Science

NASA's Big Announcement Thursday is About "Oceans Beyond Earth"

by Cassie Kelly

This Thursday, NASA will hold a news briefing ambiguously titled “Discoveries About Oceans Beyond Earth,” and while there’s little to no information about the secrets to be revealed, we do have a couple of clues.

First, NASA mentions there will be “new results” from the Cassini Spacecraft — currently on its “Grand Finale” tour of Saturn (it will be blown to bits later this year) and the Hubble Space Telescope. There will also be new information about the Europa Clipper to be launched to the Jupiter moon in the 2020s.

If we had to make an educated guess about the new results from Cassini, Saturn’s icy moon Enceladus is probably a safe bet. Sending a lander to the moon has been the talk of the scientific community since Cassini first discovered that there were icy plume-like geysers on the planet, which signaled the possiblity of an ocean world beneath its crust.

Enceladus

NASA

After all, NASA’s Jet Propulsion Laboratory is working on robot designs for exploring moons like Europa, Titan, and Enceladus. Could this briefing be the unveiling of a new mission? Perhaps, but we’ll have to wait until Thursday to find out.

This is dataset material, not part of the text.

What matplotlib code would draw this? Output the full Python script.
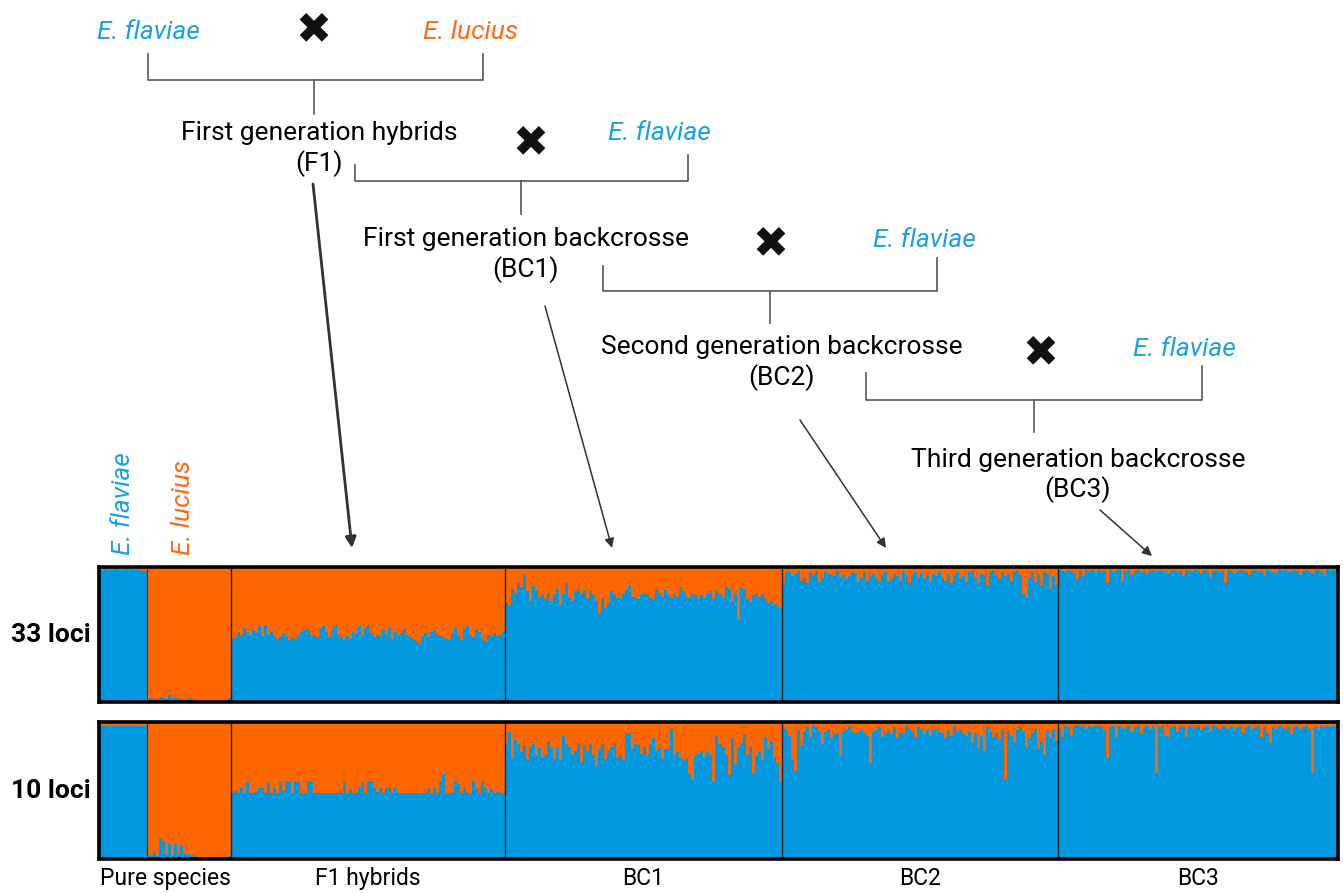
import numpy as np
import matplotlib
matplotlib.use("Agg")
import matplotlib.pyplot as plt

plt.rcParams['font.family'] = ['Roboto', 'DejaVu Sans']

BLUE = '#0099E0'
ORANGE = '#FF6600'
TXT_BLUE = '#1AA0E4'
TXT_ORANGE = '#FF6A13'
LINE = '#555555'

group_labels = ['Pure species', 'F1 hybrids', 'BC1', 'BC2', 'BC3']
panel_labels = ['33 loci', '10 loci']

# E. flaviae ancestry (%) per individual, 33 loci
l33_flaviae = [98, 98, 99, 98, 98, 99, 98, 98, 98, 99, 98, 98, 98, 98, 97, 97]
l33_lucius = [2, 3, 2, 2, 4, 3, 2, 5, 3, 4, 3, 2, 2, 2, 3, 2, 1, 1, 1, 1,
              1, 1, 1, 1, 1, 1, 1, 3]
l33_f1 = [47, 48, 52, 50, 55, 52, 49, 53, 51, 56,
          49, 57, 50, 52, 49, 47, 48, 51, 49, 46,
          48, 47, 50, 52, 53, 54, 49, 50, 48, 55,
          56, 52, 48, 53, 57, 50, 48, 46, 49, 47,
          52, 51, 56, 49, 55, 57, 51, 48, 50, 49,
          53, 50, 55, 47, 52, 49, 51, 54, 50, 48,
          47, 45, 44, 49, 51, 48, 52, 53, 50, 49,
          48, 47, 46, 51, 55, 49, 46, 54, 56, 50,
          48, 54, 52, 47, 45, 50, 49, 51, 49, 50,
          52]
l33_bc1 = [74, 72, 84, 80, 88, 85, 95, 82, 75, 86,
           83, 78, 80, 76, 81, 74, 79, 84, 72, 80,
           88, 78, 75, 82, 84, 80, 83, 76, 82, 79,
           75, 66, 77, 70, 73, 82, 79, 77, 76, 80,
           83, 86, 78, 77, 76, 80, 81, 79, 77, 76,
           84, 81, 78, 83, 79, 77, 80, 78, 85, 82,
           78, 77, 80, 79, 76, 79, 77, 81, 82, 76,
           83, 80, 77, 86, 84, 75, 80, 61, 85, 83,
           76, 74, 79, 81, 78, 80, 76, 73, 75, 72,
           71, 70]
l33_bc2 = [88, 96, 97, 93, 95, 97, 90, 92, 88, 96,
           94, 97, 89, 92, 96, 95, 94, 93, 97, 92,
           94, 91, 93, 96, 95, 89, 92, 96, 90, 93,
           95, 92, 90, 94, 96, 89, 91, 95, 93, 90,
           96, 93, 88, 94, 96, 92, 95, 91, 94, 89,
           95, 93, 96, 92, 90, 95, 88, 94, 96, 91,
           93, 89, 96, 97, 92, 88, 95, 94, 87, 96,
           97, 94, 91, 96, 93, 95, 90, 96, 97, 94,
           80, 77, 92, 96, 89, 95, 87, 96, 95, 84,
           93, 87]
l33_bc3 = [98, 97, 96, 98, 97, 95, 91, 97, 93, 98,
           97, 98, 96, 98, 97, 97, 88, 98, 96, 97,
           98, 89, 97, 98, 94, 97, 98, 96, 97, 95,
           98, 97, 96, 98, 97, 96, 95, 97, 98, 96,
           97, 93, 98, 97, 96, 98, 97, 95, 98, 97,
           92, 97, 98, 96, 97, 88, 98, 97, 95, 96,
           98, 97, 96, 94, 97, 98, 96, 97, 93, 98,
           97, 96, 95, 98, 97, 98, 96, 97, 98, 97,
           94, 97, 98, 96, 95, 97, 98, 96, 93, 98,
           97, 98, 97]

# E. flaviae ancestry (%) per individual, 10 loci
l10_flaviae = [97, 97, 97, 97, 97, 97, 97, 97, 97, 97, 97, 97, 97, 97, 97, 97]
l10_lucius = [2, 3, 6, 2, 15, 13, 3, 11, 2, 11, 3, 10, 4, 4, 3, 3, 1, 1, 1, 1,
              1, 1, 1, 1, 1, 1, 1, 2]
l10_f1 = [48, 50, 48, 52, 48, 56, 48, 48, 50, 52,
          52, 48, 56, 48, 52, 48, 56, 50, 57, 57,
          48, 57, 57, 48, 48, 57, 57, 48, 48, 48,
          48, 48, 48, 48, 48, 48, 48, 57, 48, 51,
          48, 48, 52, 56, 48, 57, 57, 52, 49, 52,
          48, 52, 51, 48, 52, 48, 48, 48, 48, 48,
          48, 48, 48, 48, 48, 52, 48, 52, 48, 57,
          62, 48, 48, 48, 57, 55, 48, 52, 48, 48,
          57, 52, 48, 57, 52, 48, 51, 48, 49, 48,
          48]
l10_bc1 = [85, 93, 74, 87, 84, 78, 83, 73, 82, 84,
           75, 81, 74, 76, 86, 81, 73, 82, 72, 90,
           84, 82, 76, 79, 85, 71, 83, 79, 84, 76,
           68, 80, 84, 73, 79, 82, 85, 74, 76, 72,
           91, 92, 80, 84, 83, 77, 82, 75, 84, 88,
           79, 81, 73, 80, 80, 95, 76, 78, 74, 72,
           73, 62, 58, 75, 77, 79, 74, 78, 76, 56,
           90, 84, 82, 76, 61, 88, 69, 81, 85, 91,
           76, 82, 63, 75, 78, 72, 89, 80, 86, 74,
           70, 56]
l10_bc2 = [96, 94, 90, 72, 64, 94, 83, 93, 96, 89,
           97, 96, 93, 84, 93, 95, 88, 92, 91, 75,
           93, 94, 96, 93, 92, 93, 94, 92, 90, 70,
           93, 94, 96, 89, 92, 95, 91, 96, 88, 93,
           92, 97, 95, 93, 89, 96, 95, 91, 94, 90,
           94, 95, 93, 92, 88, 94, 90, 97, 93, 95,
           91, 90, 93, 85, 92, 81, 90, 79, 96, 93,
           89, 92, 87, 95, 58, 93, 90, 85, 94, 96,
           93, 82, 88, 92, 95, 80, 86, 76, 93, 88,
           95, 86]
l10_bc3 = [95, 89, 97, 96, 90, 97, 98, 96, 97, 95,
           97, 96, 97, 98, 96, 94, 74, 96, 97, 88,
           97, 95, 96, 97, 93, 96, 97, 92, 96, 97,
           95, 97, 63, 96, 97, 90, 89, 96, 97, 93,
           97, 96, 89, 97, 95, 96, 97, 94, 96, 97,
           93, 97, 96, 94, 97, 96, 95, 97, 94, 96,
           97, 92, 96, 97, 94, 96, 97, 89, 96, 92,
           85, 96, 94, 97, 96, 95, 97, 91, 96, 97,
           94, 96, 97, 95, 63, 96, 94, 97, 96, 97,
           96, 97, 96]

panels = [
    [l33_flaviae, l33_lucius, l33_f1, l33_bc1, l33_bc2, l33_bc3],
    [l10_flaviae, l10_lucius, l10_f1, l10_bc1, l10_bc2, l10_bc3],
]

W, H = 1343, 893
fig = plt.figure(figsize=(W / 100, H / 100), dpi=100)

# overlay in pixel coordinates for the crossing scheme
ov = fig.add_axes([0, 0, 1, 1])
ov.set_xlim(0, W)
ov.set_ylim(H, 0)
ov.axis('off')

ax_top = fig.add_axes([99 / W, 1 - 702 / H, 1239 / W, 135 / H])
ax_bot = fig.add_axes([99 / W, 1 - 859 / H, 1239 / W, 137 / H])


def draw_panel(ax, parts, label):
    blue = np.concatenate([np.asarray(p, float) for p in parts]) / 100
    n = len(blue)
    ax.set_facecolor(ORANGE)
    ax.stairs(blue, np.arange(n + 1), fill=True, color=BLUE, baseline=0, lw=0)
    bounds = np.cumsum([len(p) for p in parts])[:-1]
    for b in bounds[1:]:
        ax.axvline(b, color='#222222', lw=1.0)
    ax.axvline(bounds[0], color='#1d3b55', lw=0.8)
    ax.set_xlim(0, n)
    ax.set_ylim(0, 1)
    ax.set_yticks([])
    for s in ax.spines.values():
        s.set_linewidth(2.6)
        s.set_color('black')
    ax.text(-0.007, 0.5, label, transform=ax.transAxes, ha='right', va='center',
            fontsize=19, fontweight='bold')
    return bounds, n


b, n = draw_panel(ax_top, panels[0], panel_labels[0])
ax_top.set_xticks([])
draw_panel(ax_bot, panels[1], panel_labels[1])

edges = np.concatenate([[0], b, [n]])
mids = [edges[2] / 2] + [(edges[i] + edges[i + 1]) / 2 for i in range(2, 6)]
ax_bot.set_xticks(mids)
ax_bot.set_xticklabels(group_labels, fontsize=16.5)
ax_bot.tick_params(axis='x', length=0, pad=6)

# species names over the pure columns
ax_top.text(edges[1] / 2, 1.09, 'E. flaviae', transform=ax_top.get_xaxis_transform(),
            rotation=90, ha='center', va='bottom', color=TXT_BLUE,
            fontsize=19, style='italic')
ax_top.text((edges[1] + edges[2]) / 2 - 2, 1.09, 'E. lucius',
            transform=ax_top.get_xaxis_transform(), rotation=90, ha='center',
            va='bottom', color=TXT_ORANGE, fontsize=19, style='italic')

# crossing scheme
tkw = dict(ha='center', va='center', fontsize=19)
ikw = dict(ha='center', va='center', fontsize=19, style='italic')
xkw = dict(ha='center', va='center', fontsize=31, fontweight='bold',
           family='DejaVu Sans', color='#111111')


def bracket(xl, xr, yl, yr, yh, xs, ys):
    ov.plot([xl, xl, xr, xr], [yl, yh, yh, yr], color=LINE, lw=1.2)
    ov.plot([xs, xs], [yh, ys], color=LINE, lw=1.2)


ov.text(148, 32, 'E. flaviae', color=TXT_BLUE, **ikw)
ov.text(313, 30, '\u2716', **xkw)
ov.text(471, 32, 'E. lucius', color=TXT_ORANGE, **ikw)
bracket(148, 483, 54, 54, 80, 314, 114)

ov.text(319, 133, 'First generation hybrids', **tkw)
ov.text(319, 164, '(F1)', **tkw)
ov.text(530, 143, '\u2716', **xkw)
ov.text(659, 133, 'E. flaviae', color=TXT_BLUE, **ikw)
bracket(355, 688, 165, 155, 181, 521, 214)

ov.text(526, 239, 'First generation backcrosse', **tkw)
ov.text(526, 270, '(BC1)', **tkw)
ov.text(770, 244, '\u2716', **xkw)
ov.text(924, 240, 'E. flaviae', color=TXT_BLUE, **ikw)
bracket(603, 937, 266, 258, 291, 770, 323)

ov.text(782, 347, 'Second generation backcrosse', **tkw)
ov.text(782, 378, '(BC2)', **tkw)
ov.text(1040, 353, '\u2716', **xkw)
ov.text(1184, 349, 'E. flaviae', color=TXT_BLUE, **ikw)
bracket(866, 1202, 373, 366, 400, 1034, 432)

ov.text(1078, 460, 'Third generation backcrosse', **tkw)
ov.text(1078, 490, '(BC3)', **tkw)

akw = dict(arrowstyle='-|>', color='#333333', shrinkA=0, shrinkB=0)
ov.annotate('', xy=(352, 548), xytext=(313, 184),
            arrowprops=dict(lw=2.0, mutation_scale=16, **akw))
ov.annotate('', xy=(612, 548), xytext=(545, 306),
            arrowprops=dict(lw=1.1, mutation_scale=14, **akw))
ov.annotate('', xy=(886, 548), xytext=(800, 420),
            arrowprops=dict(lw=1.1, mutation_scale=14, **akw))
ov.annotate('', xy=(1152, 556), xytext=(1100, 510),
            arrowprops=dict(lw=1.1, mutation_scale=14, **akw))

fig.savefig('out.png', dpi=100, facecolor='white')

There will be a large panel of speakers at the briefing including Thomas Zurbuchen, associate administrator at the NASA Headquarters; Jim Green, director of the Planetary Science Division at NASA; Mary Voytek, NASA astrobiologist; Linda Spilker, Cassini project scientist at JPL; Hunter Waite and Chris Glein, also on the Cassini team based in San Antonio; and William Sparks, an astronomer at the Space Telescope Science Institute in Baltimore.

The briefing can be found on Youtube or NASA TV and you can ask live questions by using the hashtag #AskNASA.